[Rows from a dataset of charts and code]
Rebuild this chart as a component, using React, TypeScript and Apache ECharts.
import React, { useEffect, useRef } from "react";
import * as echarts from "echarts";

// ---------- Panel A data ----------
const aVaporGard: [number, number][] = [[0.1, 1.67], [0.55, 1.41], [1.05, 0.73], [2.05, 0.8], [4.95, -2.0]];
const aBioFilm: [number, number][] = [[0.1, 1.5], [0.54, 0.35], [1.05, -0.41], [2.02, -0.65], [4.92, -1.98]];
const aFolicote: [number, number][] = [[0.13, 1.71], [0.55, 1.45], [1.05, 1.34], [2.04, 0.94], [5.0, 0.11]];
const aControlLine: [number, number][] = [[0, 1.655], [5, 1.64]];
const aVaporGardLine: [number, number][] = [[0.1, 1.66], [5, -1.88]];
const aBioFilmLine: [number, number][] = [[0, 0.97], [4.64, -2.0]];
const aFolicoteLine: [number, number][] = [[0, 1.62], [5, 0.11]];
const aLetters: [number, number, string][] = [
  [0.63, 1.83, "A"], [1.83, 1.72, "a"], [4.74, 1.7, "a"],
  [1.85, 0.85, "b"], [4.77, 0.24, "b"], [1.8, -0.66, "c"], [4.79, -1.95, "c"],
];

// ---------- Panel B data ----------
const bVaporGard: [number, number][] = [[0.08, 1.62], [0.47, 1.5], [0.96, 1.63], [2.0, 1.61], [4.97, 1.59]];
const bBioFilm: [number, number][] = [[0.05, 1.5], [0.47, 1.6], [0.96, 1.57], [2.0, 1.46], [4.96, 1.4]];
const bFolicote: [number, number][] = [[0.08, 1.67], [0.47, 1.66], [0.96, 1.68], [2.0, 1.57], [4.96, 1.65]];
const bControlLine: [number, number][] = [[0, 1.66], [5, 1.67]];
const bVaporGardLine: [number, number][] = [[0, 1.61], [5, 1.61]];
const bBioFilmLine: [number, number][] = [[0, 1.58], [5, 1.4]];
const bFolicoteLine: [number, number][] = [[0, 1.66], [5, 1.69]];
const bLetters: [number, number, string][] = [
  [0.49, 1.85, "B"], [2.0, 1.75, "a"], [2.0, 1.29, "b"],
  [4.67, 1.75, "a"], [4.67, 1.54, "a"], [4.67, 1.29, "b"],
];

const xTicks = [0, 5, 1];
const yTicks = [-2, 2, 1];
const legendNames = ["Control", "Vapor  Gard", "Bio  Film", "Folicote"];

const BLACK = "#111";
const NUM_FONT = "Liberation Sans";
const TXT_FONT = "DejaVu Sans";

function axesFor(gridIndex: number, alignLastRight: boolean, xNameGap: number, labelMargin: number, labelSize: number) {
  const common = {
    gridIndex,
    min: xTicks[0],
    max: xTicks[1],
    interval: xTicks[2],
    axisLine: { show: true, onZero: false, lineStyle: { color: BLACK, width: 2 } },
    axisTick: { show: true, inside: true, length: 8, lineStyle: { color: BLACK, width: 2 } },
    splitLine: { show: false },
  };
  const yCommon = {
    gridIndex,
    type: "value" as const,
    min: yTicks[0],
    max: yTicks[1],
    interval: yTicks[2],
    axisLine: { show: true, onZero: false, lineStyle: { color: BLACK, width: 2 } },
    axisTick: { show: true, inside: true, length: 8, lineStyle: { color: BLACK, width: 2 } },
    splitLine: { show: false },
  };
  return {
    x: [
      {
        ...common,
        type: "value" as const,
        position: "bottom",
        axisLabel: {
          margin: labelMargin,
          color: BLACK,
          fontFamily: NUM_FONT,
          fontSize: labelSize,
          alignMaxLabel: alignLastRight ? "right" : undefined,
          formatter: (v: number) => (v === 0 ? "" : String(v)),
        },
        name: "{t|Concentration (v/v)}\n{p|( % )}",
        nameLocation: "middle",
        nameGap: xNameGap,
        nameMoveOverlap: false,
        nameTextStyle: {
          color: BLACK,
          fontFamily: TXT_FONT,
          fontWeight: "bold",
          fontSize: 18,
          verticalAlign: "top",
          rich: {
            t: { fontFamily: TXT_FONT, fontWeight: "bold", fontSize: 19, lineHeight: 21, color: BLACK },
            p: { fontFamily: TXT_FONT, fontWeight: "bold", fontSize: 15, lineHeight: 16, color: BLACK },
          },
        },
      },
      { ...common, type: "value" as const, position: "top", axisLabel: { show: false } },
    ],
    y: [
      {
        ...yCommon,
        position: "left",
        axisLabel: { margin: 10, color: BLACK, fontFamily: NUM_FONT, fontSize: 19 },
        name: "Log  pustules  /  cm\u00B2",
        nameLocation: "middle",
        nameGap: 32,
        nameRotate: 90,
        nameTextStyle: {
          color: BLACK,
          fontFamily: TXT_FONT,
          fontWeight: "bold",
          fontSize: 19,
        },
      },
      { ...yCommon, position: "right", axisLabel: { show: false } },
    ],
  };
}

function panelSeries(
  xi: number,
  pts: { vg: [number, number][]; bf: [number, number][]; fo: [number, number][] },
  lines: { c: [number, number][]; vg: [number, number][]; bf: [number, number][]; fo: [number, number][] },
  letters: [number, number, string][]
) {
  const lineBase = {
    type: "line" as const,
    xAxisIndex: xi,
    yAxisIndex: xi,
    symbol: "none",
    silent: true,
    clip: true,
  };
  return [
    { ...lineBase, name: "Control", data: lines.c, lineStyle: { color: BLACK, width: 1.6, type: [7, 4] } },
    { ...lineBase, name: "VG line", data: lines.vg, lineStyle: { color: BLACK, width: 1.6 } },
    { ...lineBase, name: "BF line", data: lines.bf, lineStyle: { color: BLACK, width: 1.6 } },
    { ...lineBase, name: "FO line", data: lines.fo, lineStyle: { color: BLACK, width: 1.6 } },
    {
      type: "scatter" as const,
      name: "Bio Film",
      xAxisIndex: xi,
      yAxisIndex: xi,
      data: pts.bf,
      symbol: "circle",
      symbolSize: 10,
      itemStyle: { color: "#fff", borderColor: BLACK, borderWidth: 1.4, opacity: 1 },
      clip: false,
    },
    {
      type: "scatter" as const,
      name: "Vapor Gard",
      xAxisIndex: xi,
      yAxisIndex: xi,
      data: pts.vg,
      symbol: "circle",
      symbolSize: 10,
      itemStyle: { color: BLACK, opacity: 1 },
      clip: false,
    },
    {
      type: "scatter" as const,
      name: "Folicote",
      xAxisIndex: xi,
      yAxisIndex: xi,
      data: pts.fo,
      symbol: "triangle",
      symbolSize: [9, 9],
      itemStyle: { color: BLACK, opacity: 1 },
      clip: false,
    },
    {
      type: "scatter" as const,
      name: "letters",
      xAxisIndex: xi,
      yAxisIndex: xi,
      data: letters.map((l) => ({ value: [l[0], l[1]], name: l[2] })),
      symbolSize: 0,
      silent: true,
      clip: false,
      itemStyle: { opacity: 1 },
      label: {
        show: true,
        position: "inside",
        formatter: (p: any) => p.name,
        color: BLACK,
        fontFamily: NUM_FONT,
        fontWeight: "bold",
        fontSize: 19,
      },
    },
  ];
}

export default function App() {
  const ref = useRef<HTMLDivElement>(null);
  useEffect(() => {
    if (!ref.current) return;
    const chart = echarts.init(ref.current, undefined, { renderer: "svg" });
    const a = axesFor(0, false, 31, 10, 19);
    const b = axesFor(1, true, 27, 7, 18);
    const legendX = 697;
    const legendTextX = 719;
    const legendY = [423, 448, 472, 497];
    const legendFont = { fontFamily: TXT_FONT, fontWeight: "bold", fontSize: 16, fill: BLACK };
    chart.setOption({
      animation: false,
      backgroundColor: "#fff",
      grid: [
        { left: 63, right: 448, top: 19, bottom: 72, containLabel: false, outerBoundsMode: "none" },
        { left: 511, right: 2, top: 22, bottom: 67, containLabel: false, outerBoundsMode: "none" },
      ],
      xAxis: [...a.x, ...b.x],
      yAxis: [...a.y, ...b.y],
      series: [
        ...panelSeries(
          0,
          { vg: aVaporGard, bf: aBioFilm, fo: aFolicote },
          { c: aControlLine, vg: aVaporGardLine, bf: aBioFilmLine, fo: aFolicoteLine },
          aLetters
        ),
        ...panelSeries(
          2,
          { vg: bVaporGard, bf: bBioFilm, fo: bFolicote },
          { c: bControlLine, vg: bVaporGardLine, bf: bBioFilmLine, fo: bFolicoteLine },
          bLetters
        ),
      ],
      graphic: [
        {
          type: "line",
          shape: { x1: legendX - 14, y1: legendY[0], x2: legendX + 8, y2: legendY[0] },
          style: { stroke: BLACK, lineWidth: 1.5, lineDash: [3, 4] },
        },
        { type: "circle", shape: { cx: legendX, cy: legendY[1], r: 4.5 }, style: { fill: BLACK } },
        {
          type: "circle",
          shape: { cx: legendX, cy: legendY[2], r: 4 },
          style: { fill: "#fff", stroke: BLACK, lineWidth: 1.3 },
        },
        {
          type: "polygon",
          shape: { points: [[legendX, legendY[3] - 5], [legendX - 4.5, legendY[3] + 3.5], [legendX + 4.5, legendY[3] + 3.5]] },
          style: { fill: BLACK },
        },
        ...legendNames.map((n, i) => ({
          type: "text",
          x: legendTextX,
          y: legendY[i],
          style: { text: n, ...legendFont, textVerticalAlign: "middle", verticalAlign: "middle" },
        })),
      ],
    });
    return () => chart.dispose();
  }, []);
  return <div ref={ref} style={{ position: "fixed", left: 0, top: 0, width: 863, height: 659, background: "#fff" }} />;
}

* * *

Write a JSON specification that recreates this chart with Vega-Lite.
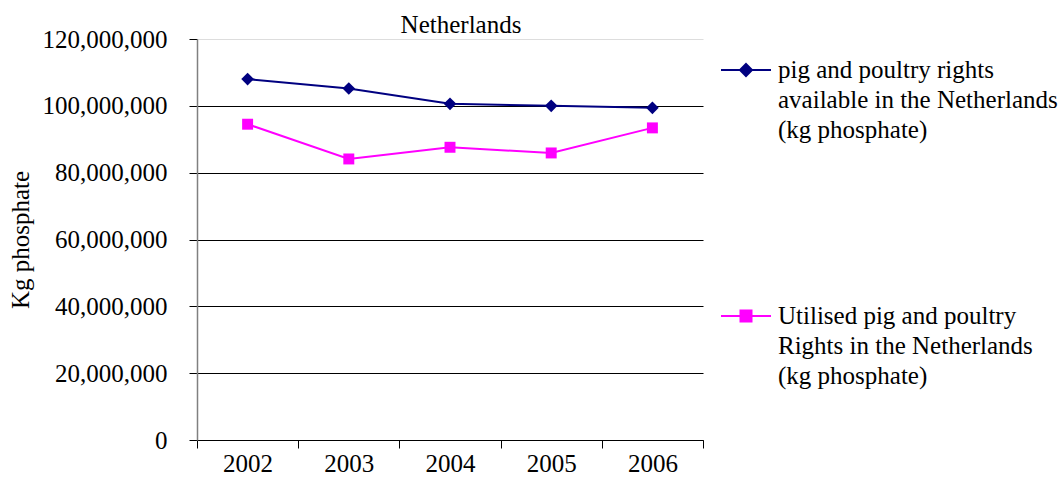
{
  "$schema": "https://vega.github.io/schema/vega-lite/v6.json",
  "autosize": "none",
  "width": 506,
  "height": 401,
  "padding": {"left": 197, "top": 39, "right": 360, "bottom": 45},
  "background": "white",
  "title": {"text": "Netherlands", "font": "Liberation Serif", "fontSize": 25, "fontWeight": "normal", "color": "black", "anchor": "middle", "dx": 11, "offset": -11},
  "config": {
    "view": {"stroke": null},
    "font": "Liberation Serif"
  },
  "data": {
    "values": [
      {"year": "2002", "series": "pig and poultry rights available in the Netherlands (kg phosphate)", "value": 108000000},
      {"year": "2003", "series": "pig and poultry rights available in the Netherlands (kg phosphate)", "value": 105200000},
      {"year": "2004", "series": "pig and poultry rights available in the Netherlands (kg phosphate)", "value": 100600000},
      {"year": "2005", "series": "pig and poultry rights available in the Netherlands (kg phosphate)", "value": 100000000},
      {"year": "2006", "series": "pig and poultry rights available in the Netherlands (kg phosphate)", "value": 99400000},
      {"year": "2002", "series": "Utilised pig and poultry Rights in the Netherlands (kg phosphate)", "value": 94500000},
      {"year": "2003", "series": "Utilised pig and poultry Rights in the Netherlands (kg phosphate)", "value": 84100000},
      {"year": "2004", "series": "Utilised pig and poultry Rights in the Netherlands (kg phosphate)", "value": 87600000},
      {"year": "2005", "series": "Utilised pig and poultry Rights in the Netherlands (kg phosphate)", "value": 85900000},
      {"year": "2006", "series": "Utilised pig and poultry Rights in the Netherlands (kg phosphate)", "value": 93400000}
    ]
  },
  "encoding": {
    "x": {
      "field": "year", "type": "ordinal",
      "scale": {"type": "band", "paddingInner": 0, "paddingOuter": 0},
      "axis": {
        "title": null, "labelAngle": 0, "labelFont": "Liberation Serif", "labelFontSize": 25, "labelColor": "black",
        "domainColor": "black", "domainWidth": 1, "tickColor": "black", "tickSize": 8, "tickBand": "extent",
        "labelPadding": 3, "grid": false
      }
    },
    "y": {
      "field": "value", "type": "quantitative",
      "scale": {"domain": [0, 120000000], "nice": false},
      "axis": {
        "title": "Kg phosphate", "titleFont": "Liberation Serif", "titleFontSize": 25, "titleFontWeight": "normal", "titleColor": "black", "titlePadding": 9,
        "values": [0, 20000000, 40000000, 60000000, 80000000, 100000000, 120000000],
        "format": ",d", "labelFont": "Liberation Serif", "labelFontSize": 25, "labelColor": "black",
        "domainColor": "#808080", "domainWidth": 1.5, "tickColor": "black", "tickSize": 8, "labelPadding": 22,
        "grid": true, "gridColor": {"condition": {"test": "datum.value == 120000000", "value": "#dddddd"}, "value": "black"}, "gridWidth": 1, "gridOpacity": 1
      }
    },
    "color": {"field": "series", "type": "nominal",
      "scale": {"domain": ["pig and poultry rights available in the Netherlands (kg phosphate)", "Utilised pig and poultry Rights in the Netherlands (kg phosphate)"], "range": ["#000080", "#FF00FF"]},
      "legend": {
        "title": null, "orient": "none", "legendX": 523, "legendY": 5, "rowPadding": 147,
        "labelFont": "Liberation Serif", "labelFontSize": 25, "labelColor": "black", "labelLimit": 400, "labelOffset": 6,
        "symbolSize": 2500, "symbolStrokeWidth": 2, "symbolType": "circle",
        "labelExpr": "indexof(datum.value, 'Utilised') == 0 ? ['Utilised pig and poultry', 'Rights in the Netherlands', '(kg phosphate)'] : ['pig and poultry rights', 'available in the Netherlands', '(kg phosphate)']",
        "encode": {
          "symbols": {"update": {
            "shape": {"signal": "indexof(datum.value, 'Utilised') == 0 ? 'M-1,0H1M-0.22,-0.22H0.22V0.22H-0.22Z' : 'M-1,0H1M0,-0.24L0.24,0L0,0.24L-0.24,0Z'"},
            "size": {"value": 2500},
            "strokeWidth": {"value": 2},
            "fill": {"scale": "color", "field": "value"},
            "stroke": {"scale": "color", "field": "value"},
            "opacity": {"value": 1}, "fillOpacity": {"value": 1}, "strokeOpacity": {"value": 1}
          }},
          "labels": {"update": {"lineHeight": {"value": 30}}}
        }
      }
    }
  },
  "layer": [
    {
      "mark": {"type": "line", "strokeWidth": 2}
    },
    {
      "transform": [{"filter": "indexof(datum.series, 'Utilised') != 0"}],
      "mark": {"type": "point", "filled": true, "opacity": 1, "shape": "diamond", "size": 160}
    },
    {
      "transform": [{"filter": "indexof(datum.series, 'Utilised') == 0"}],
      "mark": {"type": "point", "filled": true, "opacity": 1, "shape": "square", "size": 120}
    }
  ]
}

--

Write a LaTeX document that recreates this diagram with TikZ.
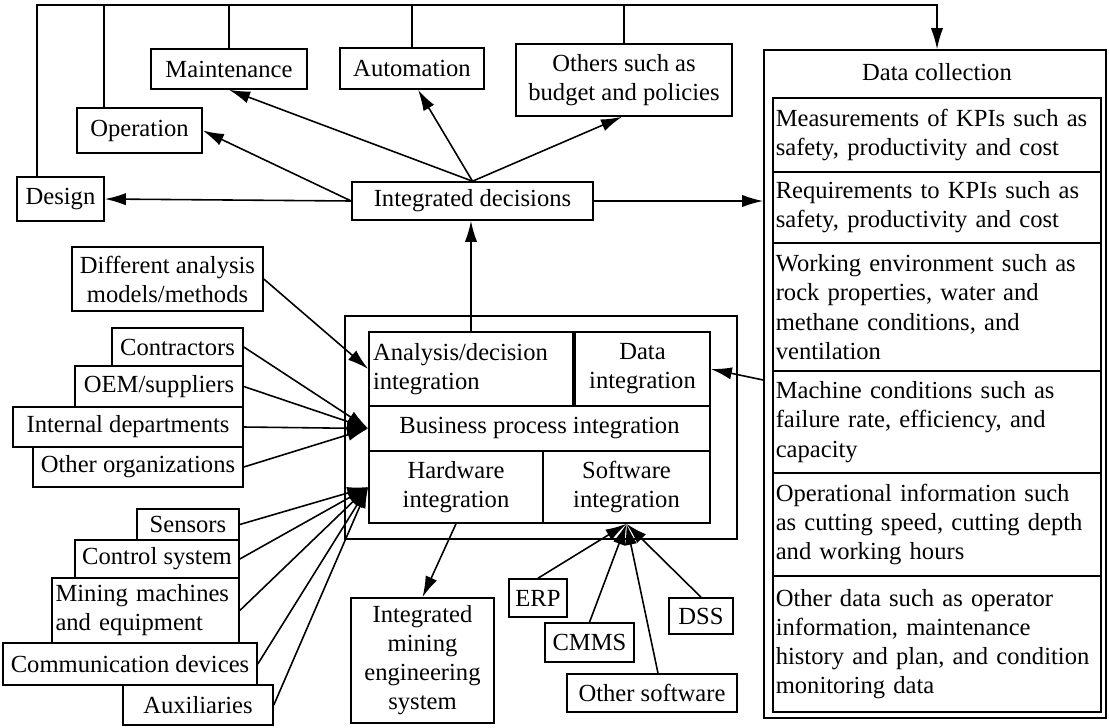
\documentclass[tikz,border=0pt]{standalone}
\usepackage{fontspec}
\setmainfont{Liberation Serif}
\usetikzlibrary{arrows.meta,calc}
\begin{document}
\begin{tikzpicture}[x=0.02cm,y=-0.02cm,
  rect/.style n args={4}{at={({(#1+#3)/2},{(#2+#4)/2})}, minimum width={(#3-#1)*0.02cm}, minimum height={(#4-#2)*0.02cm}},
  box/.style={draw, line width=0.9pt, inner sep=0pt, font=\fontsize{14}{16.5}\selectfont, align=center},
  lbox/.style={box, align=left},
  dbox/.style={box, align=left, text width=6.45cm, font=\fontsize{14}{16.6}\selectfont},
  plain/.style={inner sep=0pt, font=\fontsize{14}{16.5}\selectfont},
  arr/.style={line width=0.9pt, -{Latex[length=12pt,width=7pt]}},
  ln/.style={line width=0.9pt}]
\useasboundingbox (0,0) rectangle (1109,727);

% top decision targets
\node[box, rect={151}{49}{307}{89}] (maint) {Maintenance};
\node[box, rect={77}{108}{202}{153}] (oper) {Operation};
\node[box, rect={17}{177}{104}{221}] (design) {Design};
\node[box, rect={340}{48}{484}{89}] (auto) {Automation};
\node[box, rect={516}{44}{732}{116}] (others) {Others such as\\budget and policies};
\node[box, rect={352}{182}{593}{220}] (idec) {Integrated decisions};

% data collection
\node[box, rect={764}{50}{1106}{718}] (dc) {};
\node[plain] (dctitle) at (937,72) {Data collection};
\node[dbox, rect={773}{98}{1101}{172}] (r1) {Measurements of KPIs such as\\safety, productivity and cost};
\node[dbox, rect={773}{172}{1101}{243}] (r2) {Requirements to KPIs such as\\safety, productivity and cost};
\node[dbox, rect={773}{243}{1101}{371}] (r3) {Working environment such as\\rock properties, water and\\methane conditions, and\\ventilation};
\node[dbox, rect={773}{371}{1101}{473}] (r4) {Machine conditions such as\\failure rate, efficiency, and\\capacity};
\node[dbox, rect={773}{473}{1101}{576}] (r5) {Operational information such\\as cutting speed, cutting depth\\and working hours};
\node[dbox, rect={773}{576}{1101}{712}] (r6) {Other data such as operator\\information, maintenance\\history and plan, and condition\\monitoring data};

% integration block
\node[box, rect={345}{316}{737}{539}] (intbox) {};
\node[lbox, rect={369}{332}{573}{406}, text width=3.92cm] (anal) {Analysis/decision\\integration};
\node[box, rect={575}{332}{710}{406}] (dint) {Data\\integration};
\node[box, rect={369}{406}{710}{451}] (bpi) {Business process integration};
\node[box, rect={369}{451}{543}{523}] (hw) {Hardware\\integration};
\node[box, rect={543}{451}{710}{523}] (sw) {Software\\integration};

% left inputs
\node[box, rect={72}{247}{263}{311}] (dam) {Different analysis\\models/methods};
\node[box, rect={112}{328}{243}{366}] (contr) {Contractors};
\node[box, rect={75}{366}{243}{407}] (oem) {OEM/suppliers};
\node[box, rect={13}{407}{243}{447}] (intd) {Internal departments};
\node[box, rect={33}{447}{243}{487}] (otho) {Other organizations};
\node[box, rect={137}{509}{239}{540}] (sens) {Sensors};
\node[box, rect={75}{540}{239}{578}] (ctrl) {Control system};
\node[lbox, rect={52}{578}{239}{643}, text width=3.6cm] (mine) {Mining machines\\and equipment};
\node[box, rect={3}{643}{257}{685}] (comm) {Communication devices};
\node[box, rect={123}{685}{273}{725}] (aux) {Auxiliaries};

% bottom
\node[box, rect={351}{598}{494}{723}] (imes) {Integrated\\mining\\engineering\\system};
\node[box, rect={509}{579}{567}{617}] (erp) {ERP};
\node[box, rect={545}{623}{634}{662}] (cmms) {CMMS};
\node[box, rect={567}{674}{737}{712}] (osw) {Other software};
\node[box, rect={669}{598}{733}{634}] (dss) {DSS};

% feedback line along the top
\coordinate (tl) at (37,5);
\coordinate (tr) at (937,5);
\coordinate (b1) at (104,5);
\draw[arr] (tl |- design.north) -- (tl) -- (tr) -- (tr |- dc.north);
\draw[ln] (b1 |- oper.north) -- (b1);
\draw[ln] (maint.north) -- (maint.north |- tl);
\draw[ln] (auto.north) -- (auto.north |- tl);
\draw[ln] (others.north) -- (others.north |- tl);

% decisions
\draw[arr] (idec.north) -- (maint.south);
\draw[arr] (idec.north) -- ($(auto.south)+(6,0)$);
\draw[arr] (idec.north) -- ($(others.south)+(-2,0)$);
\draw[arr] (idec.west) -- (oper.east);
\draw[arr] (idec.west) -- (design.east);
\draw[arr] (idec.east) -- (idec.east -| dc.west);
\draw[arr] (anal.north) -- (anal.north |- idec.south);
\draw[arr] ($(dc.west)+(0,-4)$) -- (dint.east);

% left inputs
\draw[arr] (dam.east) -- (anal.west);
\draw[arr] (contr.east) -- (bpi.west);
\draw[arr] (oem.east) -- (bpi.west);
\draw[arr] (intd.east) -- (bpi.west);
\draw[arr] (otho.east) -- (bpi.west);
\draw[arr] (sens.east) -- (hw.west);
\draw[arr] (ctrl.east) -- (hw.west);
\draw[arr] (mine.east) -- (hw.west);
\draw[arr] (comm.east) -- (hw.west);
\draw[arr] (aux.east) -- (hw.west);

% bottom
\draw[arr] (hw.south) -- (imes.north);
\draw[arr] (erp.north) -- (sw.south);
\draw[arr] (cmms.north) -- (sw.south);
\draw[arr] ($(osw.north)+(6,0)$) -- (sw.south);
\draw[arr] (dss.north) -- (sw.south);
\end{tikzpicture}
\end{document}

> _EXERCISE OBJECTIVE_
Reproduce verbatim only the segment of the listing bounded by the line containing "Rebuild this chart" and the line containing "import * as", with both boundary lines included.

> _RESPONSE_
Rebuild this chart as a component, using React, TypeScript and Apache ECharts.
import React, { useEffect, useRef } from "react";
import * as echarts from "echarts";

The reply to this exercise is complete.